Second, UEFA wants regulate clubs’ spending in order to combat what it feels are excessive wages and inflated transfer fees. It also wants to reduce and eventually eliminate the financial losses clubs are assuming.
UEFA is attempting to impose regulations that force clubs, in UEFA’s own words, to exercise "greater discipline and more rational financial behaviour from clubs, and encourage clubs to operate more responsibly by not spending more than they earn, while settling their liabilities punctually."
UEFA president Michel Platini stated that the FFP regulations are necessary to protect the future of European club football. Indeed, when one takes a look at the finances, it seems evident that European clubs are in a precarious financial position. In the 2011 financial year alone, clubs amassed £1.46 billion in net losses. These losses are climbing steadily (compare to £1.03 billion in losses in FY2009 and £514 million in losses in the 2006 financial year).
In the four-year period between 2007 and 2011, revenue has grown by 24 percent, but player wages have increased by 38 percent. In addition, wages plus transfer fees have increased from 62 percent of revenue to 71 percent. Obviously, this is unsustainable and it’s easy to see why losses continue to grow.
UEFA’s "solution" is to impose a break-even mandate. After each of the five monitoring periods seen listed above in Table II.2, UEFA will review each club’s accounts and determine whether each club has complied with the basic premise that it should not spend more than it earns.
UEFA defines a club’s break-even result as the difference between relevant income and relevant expenses.
Relevant income includes all revenue streams, player transfer disposals and finance income.
Relevant expenses include the cost of player transfer acquisitions, finance costs and all types of expenditure by a football club except depreciation of tangible fixed assets (e.g. the cost of stadium and training facilities), expenditure on youth and community development activities, and tax on profits.
During the first five monitoring periods (through the 2017-2018 season), UEFA will tolerate a break-even deficit (i.e. losses) between ~£25-38m (see Table II.2).
The jury is quite literally still out on this.

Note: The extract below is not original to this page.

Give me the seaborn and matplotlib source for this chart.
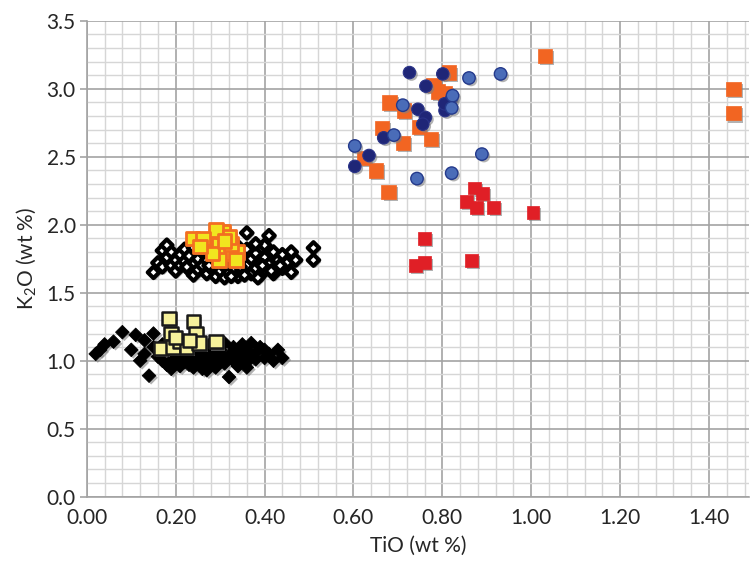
import numpy as np
import pandas as pd
import matplotlib
matplotlib.use("Agg")
import matplotlib.pyplot as plt
import matplotlib.patheffects as pe
from matplotlib.ticker import MultipleLocator, FormatStrFormatter
import seaborn as sns

### Data ###
black_x = [0.02, 0.03, 0.04, 0.06, 0.08, 0.10, 0.11, 0.13, 0.13, 0.14, 0.15, 0.15, 0.16, 0.17,
           0.17, 0.18, 0.19, 0.19, 0.20, 0.20, 0.21, 0.21, 0.22, 0.22, 0.23, 0.23, 0.24, 0.24,
           0.25, 0.25, 0.26, 0.26, 0.27, 0.27, 0.28, 0.28, 0.29, 0.29, 0.30, 0.30, 0.31, 0.31,
           0.32, 0.32, 0.33, 0.33, 0.34, 0.34, 0.35, 0.35, 0.36, 0.36, 0.37, 0.37, 0.38, 0.38,
           0.39, 0.40, 0.41, 0.42, 0.43, 0.44, 0.18, 0.21, 0.23, 0.26, 0.28, 0.24, 0.20, 0.16,
           0.12, 0.27, 0.29, 0.31, 0.19, 0.40, 0.36]
black_y = [1.05, 1.08, 1.12, 1.14, 1.21, 1.08, 1.19, 1.15, 1.05, 0.89, 1.20, 1.10, 1.03, 1.00,
           1.12, 0.97, 1.06, 1.00, 1.09, 0.98, 1.02, 0.96, 1.05, 0.99, 1.08, 0.97, 1.01, 0.95,
           1.04, 1.10, 0.98, 0.94, 1.02, 1.07, 0.97, 1.05, 1.00, 0.95, 1.03, 1.08, 0.98, 1.13,
           0.88, 1.04, 1.00, 1.10, 0.96, 1.06, 1.02, 1.12, 0.99, 1.07, 1.04, 1.13, 1.01, 1.06,
           1.10, 1.02, 1.05, 1.00, 1.08, 1.02, 1.13, 1.10, 1.14, 1.12, 1.13, 1.03, 1.04, 1.08,
           1.00, 0.93, 1.11, 1.02, 0.94, 1.08, 0.95]

open_x = [0.15, 0.16, 0.17, 0.17, 0.18, 0.19, 0.19, 0.20, 0.20, 0.21, 0.21, 0.22, 0.22, 0.23,
          0.23, 0.24, 0.24, 0.25, 0.25, 0.26, 0.26, 0.27, 0.27, 0.28, 0.28, 0.29, 0.29, 0.30,
          0.30, 0.31, 0.31, 0.32, 0.32, 0.33, 0.33, 0.34, 0.34, 0.35, 0.35, 0.36, 0.36, 0.36,
          0.37, 0.37, 0.38, 0.38, 0.39, 0.39, 0.40, 0.40, 0.40, 0.41, 0.41, 0.42, 0.42, 0.43,
          0.44, 0.44, 0.45, 0.46, 0.46, 0.47, 0.51, 0.51, 0.38, 0.34, 0.30, 0.26, 0.24, 0.18,
          0.325, 0.355, 0.385, 0.415, 0.435, 0.275, 0.305, 0.225, 0.395, 0.345]
open_y = [1.65, 1.72, 1.81, 1.69, 1.76, 1.70, 1.80, 1.74, 1.66, 1.78, 1.70, 1.82, 1.73, 1.67,
          1.77, 1.71, 1.63, 1.75, 1.67, 1.80, 1.70, 1.64, 1.74, 1.68, 1.78, 1.62, 1.72, 1.66,
          1.76, 1.70, 1.61, 1.74, 1.65, 1.80, 1.68, 1.62, 1.73, 1.77, 1.66, 1.70, 1.82, 1.94,
          1.64, 1.75, 1.68, 1.79, 1.72, 1.63, 1.85, 1.76, 1.67, 1.92, 1.71, 1.80, 1.64, 1.74,
          1.68, 1.78, 1.72, 1.65, 1.80, 1.74, 1.83, 1.74, 1.86, 1.84, 1.85, 1.88, 1.83, 1.85,
          1.62, 1.63, 1.61, 1.66, 1.70, 1.70, 1.71, 1.69, 1.70, 1.69]

pale_x = [0.185, 0.24, 0.19, 0.246, 0.167, 0.194, 0.209, 0.224, 0.253, 0.291, 0.231, 0.20]
pale_y = [1.31, 1.29, 1.20, 1.20, 1.09, 1.10, 1.14, 1.10, 1.13, 1.14, 1.15, 1.17]

gold_x = [0.238, 0.272, 0.298, 0.306, 0.291, 0.313, 0.339, 0.336, 0.298, 0.324, 0.283, 0.261,
          0.321, 0.255, 0.310]
gold_y = [1.90, 1.86, 1.85, 1.95, 1.96, 1.79, 1.80, 1.74, 1.74, 1.86, 1.79, 1.90,
          1.91, 1.84, 1.88]

orange_x = [1.031, 0.815, 0.780, 0.806, 0.681, 0.713, 0.664, 0.747, 0.711, 0.775, 0.623, 0.650,
            0.679, 1.455, 1.455, 0.790]
orange_y = [3.24, 3.12, 3.03, 2.97, 2.90, 2.84, 2.71, 2.72, 2.60, 2.63, 2.49, 2.40,
            2.24, 3.00, 2.82, 2.98]

navy_x = [0.726, 0.801, 0.763, 0.745, 0.762, 0.756, 0.668, 0.635, 0.603, 0.806, 0.820, 0.805]
navy_y = [3.12, 3.11, 3.02, 2.85, 2.79, 2.74, 2.64, 2.51, 2.43, 2.84, 2.92, 2.89]

blue_x = [0.931, 0.860, 0.711, 0.691, 0.603, 0.823, 0.821, 0.889, 0.821, 0.743]
blue_y = [3.11, 3.08, 2.88, 2.66, 2.58, 2.95, 2.86, 2.52, 2.38, 2.34]

red_x = [0.872, 0.891, 0.855, 0.876, 0.916, 1.004, 0.760, 0.760, 0.739, 0.865]
red_y = [2.27, 2.23, 2.17, 2.13, 2.13, 2.09, 1.90, 1.72, 1.70, 1.74]

x_ticks = [0.0, 0.2, 0.4, 0.6, 0.8, 1.0, 1.2, 1.4]
y_ticks = [0.0, 0.5, 1.0, 1.5, 2.0, 2.5, 3.0, 3.5]

sns.set_style("white")
plt.rcParams["font.family"] = ["Lato", "DejaVu Sans"]
plt.rcParams["mathtext.fontset"] = "custom"
plt.rcParams["mathtext.rm"] = "Lato"
plt.rcParams["mathtext.it"] = "Lato:italic"

shadow = [pe.SimplePatchShadow(offset=(1.5, -1.5), shadow_rgbFace="#808080", alpha=0.6), pe.Normal()]

fig = plt.figure(figsize=(7.55, 5.65), dpi=100)
ax = fig.add_axes([0.115, 0.121, 0.877, 0.842])

series = [
    (black_x, black_y, dict(marker="D", s=48, color="black", edgecolor="black", linewidth=0.6)),
    (open_x, open_y, dict(marker="D", s=34, color="white", edgecolor="black", linewidth=3.0)),
    (pale_x, pale_y, dict(marker="s", s=95, color="#f7f29c", edgecolor="#1a1a1a", linewidth=1.8)),
    (gold_x, gold_y, dict(marker="s", s=95, color="#f1e51f", edgecolor="#f36f21", linewidth=2.0)),
    (orange_x, orange_y, dict(marker="s", s=105, color="#f26522", edgecolor="#f26522", linewidth=0.5)),
    (navy_x, navy_y, dict(marker="o", s=80, color="#1f2677", edgecolor="#2a3388", linewidth=0.8)),
    (blue_x, blue_y, dict(marker="o", s=80, color="#4a6cb8", edgecolor="#243a8c", linewidth=1.0)),
    (red_x, red_y, dict(marker="s", s=85, color="#e01f26", edgecolor="#e01f26", linewidth=0.5)),
]

for xs, ys, kw in series:
    df = pd.DataFrame({"x": xs, "y": ys})
    sns.scatterplot(data=df, x="x", y="y", ax=ax, path_effects=shadow, zorder=3, **kw)

ax.set_xlim(0, 1.49)
ax.set_ylim(0, 3.5)
ax.set_xticks(x_ticks)
ax.set_yticks(y_ticks)
ax.xaxis.set_minor_locator(MultipleLocator(0.04))
ax.yaxis.set_minor_locator(MultipleLocator(0.1))
ax.xaxis.set_major_formatter(FormatStrFormatter("%.2f"))
ax.yaxis.set_major_formatter(FormatStrFormatter("%.1f"))

ax.set_axisbelow(True)
ax.grid(which="minor", color="#d6d6d6", linewidth=1.0)
ax.grid(which="major", color="#a3a3a3", linewidth=1.2)

for side in ["top", "right"]:
    ax.spines[side].set_visible(False)
for side in ["left", "bottom"]:
    ax.spines[side].set_color("#a3a3a3")
    ax.spines[side].set_linewidth(1.2)

ax.tick_params(which="major", length=5, width=1.2, color="#a3a3a3", labelsize=15, pad=3,
               left=True, bottom=False)
ax.tick_params(which="minor", length=0)

ax.set_xlabel("TiO (wt %)", fontsize=15, labelpad=6)
ax.set_ylabel("K$_2$O (wt %)", fontsize=15, labelpad=6)

fig.savefig("out.png", dpi=100)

UEFA has made it clear that FFP is intended, in large part, to shift the competitive balance in European football towards parity. In order to significantly shift the competitive balance in European football, however, a continent-wide salary cap and/or some sort of restriction on player wages would have to be implemented.
There is absolutely no chance that either of these will be implemented with European Union (EU) law as it currently stands. The free movement of workers is one of the EU’s four fundamental economic freedoms, and any attempts to hinder free movement are often swiftly undone by the European Court of Justice (ECJ). In fact, some UEFA’s past attempts to impose restrictions on professional football players have been ruled illegal by the ECJ. For example, in the 1995 case, Union Royale Belge des Sociétés de Football Association v. Jean-Marc Bosman (most football fans know it simply as the Bosman case), the ECJ ruled that UEFA’s restrictions on the number of foreign nationals a club may play violated Article 39 EC. The Court further ruled that UEFA’s requirement that a transfer fee must be paid before a player whose contract has already expired may join another club also violated Article 39 EC4See, Case C-415/93, ECR I-4921. UEFA argued that these regulations were justified by the need to maintain a competitive and financial balance between clubs. The Court rejected this argument and held that those aims could be achieved by other means that do not impede the free movement of workers.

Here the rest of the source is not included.